- **Direction**: Exclude images, then output the remaining data verbatim.
_ _ _ _ _
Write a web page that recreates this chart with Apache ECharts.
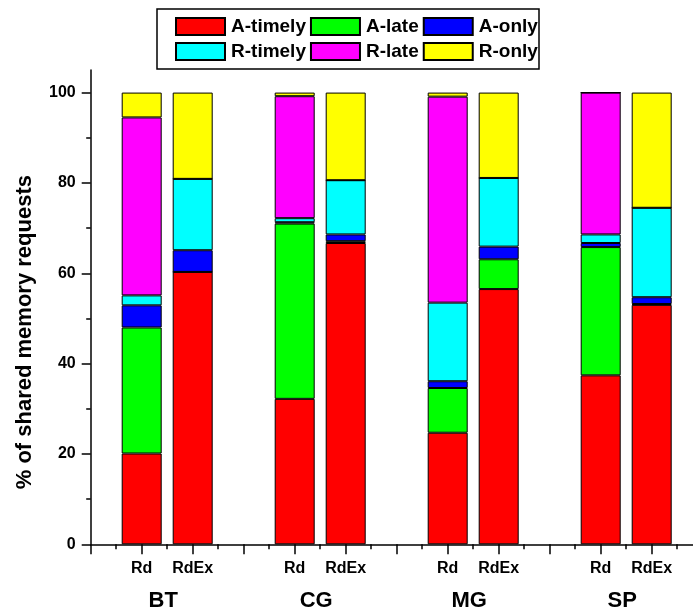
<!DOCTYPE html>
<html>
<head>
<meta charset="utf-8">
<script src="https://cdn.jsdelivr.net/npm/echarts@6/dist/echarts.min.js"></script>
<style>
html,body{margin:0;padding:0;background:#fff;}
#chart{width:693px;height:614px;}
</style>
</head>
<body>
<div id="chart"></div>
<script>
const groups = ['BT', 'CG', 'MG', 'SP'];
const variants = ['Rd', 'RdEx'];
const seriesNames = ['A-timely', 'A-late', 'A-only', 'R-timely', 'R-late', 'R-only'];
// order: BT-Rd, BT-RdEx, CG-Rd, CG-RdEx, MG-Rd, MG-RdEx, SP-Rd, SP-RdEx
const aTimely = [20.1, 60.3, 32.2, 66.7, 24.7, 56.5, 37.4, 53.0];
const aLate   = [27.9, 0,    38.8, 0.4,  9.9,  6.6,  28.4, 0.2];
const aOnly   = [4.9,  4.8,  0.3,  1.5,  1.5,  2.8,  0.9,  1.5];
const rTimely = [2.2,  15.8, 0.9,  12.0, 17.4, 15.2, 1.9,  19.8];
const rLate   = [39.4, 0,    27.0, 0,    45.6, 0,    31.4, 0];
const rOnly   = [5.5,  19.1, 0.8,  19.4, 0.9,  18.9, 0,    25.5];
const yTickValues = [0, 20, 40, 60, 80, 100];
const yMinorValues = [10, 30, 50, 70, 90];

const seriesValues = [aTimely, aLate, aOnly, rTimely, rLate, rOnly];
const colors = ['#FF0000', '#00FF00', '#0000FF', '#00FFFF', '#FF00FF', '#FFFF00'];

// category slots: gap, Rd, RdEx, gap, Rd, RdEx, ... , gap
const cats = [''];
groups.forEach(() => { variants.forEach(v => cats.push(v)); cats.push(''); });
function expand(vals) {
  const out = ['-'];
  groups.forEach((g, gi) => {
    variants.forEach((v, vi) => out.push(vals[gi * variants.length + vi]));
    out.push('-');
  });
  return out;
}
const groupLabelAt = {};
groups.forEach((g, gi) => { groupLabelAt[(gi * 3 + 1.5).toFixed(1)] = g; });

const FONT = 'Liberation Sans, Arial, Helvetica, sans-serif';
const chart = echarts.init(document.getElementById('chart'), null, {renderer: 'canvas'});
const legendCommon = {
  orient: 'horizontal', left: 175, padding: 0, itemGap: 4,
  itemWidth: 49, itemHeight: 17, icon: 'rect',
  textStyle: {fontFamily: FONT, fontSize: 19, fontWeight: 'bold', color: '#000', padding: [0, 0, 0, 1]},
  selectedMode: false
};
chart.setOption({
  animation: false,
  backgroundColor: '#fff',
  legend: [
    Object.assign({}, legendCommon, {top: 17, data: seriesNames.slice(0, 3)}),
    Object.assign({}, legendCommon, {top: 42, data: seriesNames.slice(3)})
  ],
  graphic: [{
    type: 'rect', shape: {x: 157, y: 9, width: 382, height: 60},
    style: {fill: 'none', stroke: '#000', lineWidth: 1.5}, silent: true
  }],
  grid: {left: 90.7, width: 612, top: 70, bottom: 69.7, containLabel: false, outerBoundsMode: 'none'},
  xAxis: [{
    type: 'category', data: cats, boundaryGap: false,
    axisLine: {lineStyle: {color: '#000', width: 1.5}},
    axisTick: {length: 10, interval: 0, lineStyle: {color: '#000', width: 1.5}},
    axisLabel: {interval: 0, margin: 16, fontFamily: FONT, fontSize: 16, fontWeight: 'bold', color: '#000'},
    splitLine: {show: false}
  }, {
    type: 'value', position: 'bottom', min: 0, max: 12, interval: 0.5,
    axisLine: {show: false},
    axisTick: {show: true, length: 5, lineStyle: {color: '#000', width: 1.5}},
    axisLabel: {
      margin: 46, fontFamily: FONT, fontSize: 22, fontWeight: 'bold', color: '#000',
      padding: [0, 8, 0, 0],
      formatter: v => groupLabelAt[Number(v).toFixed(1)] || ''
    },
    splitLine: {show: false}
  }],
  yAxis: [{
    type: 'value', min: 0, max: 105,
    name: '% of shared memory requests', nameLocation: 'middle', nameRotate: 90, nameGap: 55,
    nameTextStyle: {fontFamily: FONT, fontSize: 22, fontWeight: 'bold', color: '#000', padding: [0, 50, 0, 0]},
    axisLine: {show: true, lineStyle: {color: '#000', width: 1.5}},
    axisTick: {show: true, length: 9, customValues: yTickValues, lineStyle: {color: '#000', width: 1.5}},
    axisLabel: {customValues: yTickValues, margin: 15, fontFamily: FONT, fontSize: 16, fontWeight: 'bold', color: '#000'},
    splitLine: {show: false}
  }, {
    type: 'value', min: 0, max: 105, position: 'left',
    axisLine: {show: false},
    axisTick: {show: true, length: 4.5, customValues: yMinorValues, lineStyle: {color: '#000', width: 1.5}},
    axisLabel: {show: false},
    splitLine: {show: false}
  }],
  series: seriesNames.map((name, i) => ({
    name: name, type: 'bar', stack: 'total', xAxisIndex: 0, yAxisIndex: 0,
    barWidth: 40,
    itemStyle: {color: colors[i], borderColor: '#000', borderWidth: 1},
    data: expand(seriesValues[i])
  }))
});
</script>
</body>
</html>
_ _ _ _ _
- **Solution to this task**:
Write a web page that recreates this chart with Apache ECharts.
<!DOCTYPE html>
<html>
<head>
<meta charset="utf-8">
<script src="https://cdn.jsdelivr.net/npm/echarts@6/dist/echarts.min.js"></script>
<style>
html,body{margin:0;padding:0;background:#fff;}
#chart{width:693px;height:614px;}
</style>
</head>
<body>
<div id="chart"></div>
<script>
const groups = ['BT', 'CG', 'MG', 'SP'];
const variants = ['Rd', 'RdEx'];
const seriesNames = ['A-timely', 'A-late', 'A-only', 'R-timely', 'R-late', 'R-only'];
// order: BT-Rd, BT-RdEx, CG-Rd, CG-RdEx, MG-Rd, MG-RdEx, SP-Rd, SP-RdEx
const aTimely = [20.1, 60.3, 32.2, 66.7, 24.7, 56.5, 37.4, 53.0];
const aLate   = [27.9, 0,    38.8, 0.4,  9.9,  6.6,  28.4, 0.2];
const aOnly   = [4.9,  4.8,  0.3,  1.5,  1.5,  2.8,  0.9,  1.5];
const rTimely = [2.2,  15.8, 0.9,  12.0, 17.4, 15.2, 1.9,  19.8];
const rLate   = [39.4, 0,    27.0, 0,    45.6, 0,    31.4, 0];
const rOnly   = [5.5,  19.1, 0.8,  19.4, 0.9,  18.9, 0,    25.5];
const yTickValues = [0, 20, 40, 60, 80, 100];
const yMinorValues = [10, 30, 50, 70, 90];

const seriesValues = [aTimely, aLate, aOnly, rTimely, rLate, rOnly];
const colors = ['#FF0000', '#00FF00', '#0000FF', '#00FFFF', '#FF00FF', '#FFFF00'];

// category slots: gap, Rd, RdEx, gap, Rd, RdEx, ... , gap
const cats = [''];
groups.forEach(() => { variants.forEach(v => cats.push(v)); cats.push(''); });
function expand(vals) {
  const out = ['-'];
  groups.forEach((g, gi) => {
    variants.forEach((v, vi) => out.push(vals[gi * variants.length + vi]));
    out.push('-');
  });
  return out;
}
const groupLabelAt = {};
groups.forEach((g, gi) => { groupLabelAt[(gi * 3 + 1.5).toFixed(1)] = g; });

const FONT = 'Liberation Sans, Arial, Helvetica, sans-serif';
const chart = echarts.init(document.getElementById('chart'), null, {renderer: 'canvas'});
const legendCommon = {
  orient: 'horizontal', left: 175, padding: 0, itemGap: 4,
  itemWidth: 49, itemHeight: 17, icon: 'rect',
  textStyle: {fontFamily: FONT, fontSize: 19, fontWeight: 'bold', color: '#000', padding: [0, 0, 0, 1]},
  selectedMode: false
};
chart.setOption({
  animation: false,
  backgroundColor: '#fff',
  legend: [
    Object.assign({}, legendCommon, {top: 17, data: seriesNames.slice(0, 3)}),
    Object.assign({}, legendCommon, {top: 42, data: seriesNames.slice(3)})
  ],
  graphic: [{
    type: 'rect', shape: {x: 157, y: 9, width: 382, height: 60},
    style: {fill: 'none', stroke: '#000', lineWidth: 1.5}, silent: true
  }],
  grid: {left: 90.7, width: 612, top: 70, bottom: 69.7, containLabel: false, outerBoundsMode: 'none'},
  xAxis: [{
    type: 'category', data: cats, boundaryGap: false,
    axisLine: {lineStyle: {color: '#000', width: 1.5}},
    axisTick: {length: 10, interval: 0, lineStyle: {color: '#000', width: 1.5}},
    axisLabel: {interval: 0, margin: 16, fontFamily: FONT, fontSize: 16, fontWeight: 'bold', color: '#000'},
    splitLine: {show: false}
  }, {
    type: 'value', position: 'bottom', min: 0, max: 12, interval: 0.5,
    axisLine: {show: false},
    axisTick: {show: true, length: 5, lineStyle: {color: '#000', width: 1.5}},
    axisLabel: {
      margin: 46, fontFamily: FONT, fontSize: 22, fontWeight: 'bold', color: '#000',
      padding: [0, 8, 0, 0],
      formatter: v => groupLabelAt[Number(v).toFixed(1)] || ''
    },
    splitLine: {show: false}
  }],
  yAxis: [{
    type: 'value', min: 0, max: 105,
    name: '% of shared memory requests', nameLocation: 'middle', nameRotate: 90, nameGap: 55,
    nameTextStyle: {fontFamily: FONT, fontSize: 22, fontWeight: 'bold', color: '#000', padding: [0, 50, 0, 0]},
    axisLine: {show: true, lineStyle: {color: '#000', width: 1.5}},
    axisTick: {show: true, length: 9, customValues: yTickValues, lineStyle: {color: '#000', width: 1.5}},
    axisLabel: {customValues: yTickValues, margin: 15, fontFamily: FONT, fontSize: 16, fontWeight: 'bold', color: '#000'},
    splitLine: {show: false}
  }, {
    type: 'value', min: 0, max: 105, position: 'left',
    axisLine: {show: false},
    axisTick: {show: true, length: 4.5, customValues: yMinorValues, lineStyle: {color: '#000', width: 1.5}},
    axisLabel: {show: false},
    splitLine: {show: false}
  }],
  series: seriesNames.map((name, i) => ({
    name: name, type: 'bar', stack: 'total', xAxisIndex: 0, yAxisIndex: 0,
    barWidth: 40,
    itemStyle: {color: colors[i], borderColor: '#000', borderWidth: 1},
    data: expand(seriesValues[i])
  }))
});
</script>
</body>
</html>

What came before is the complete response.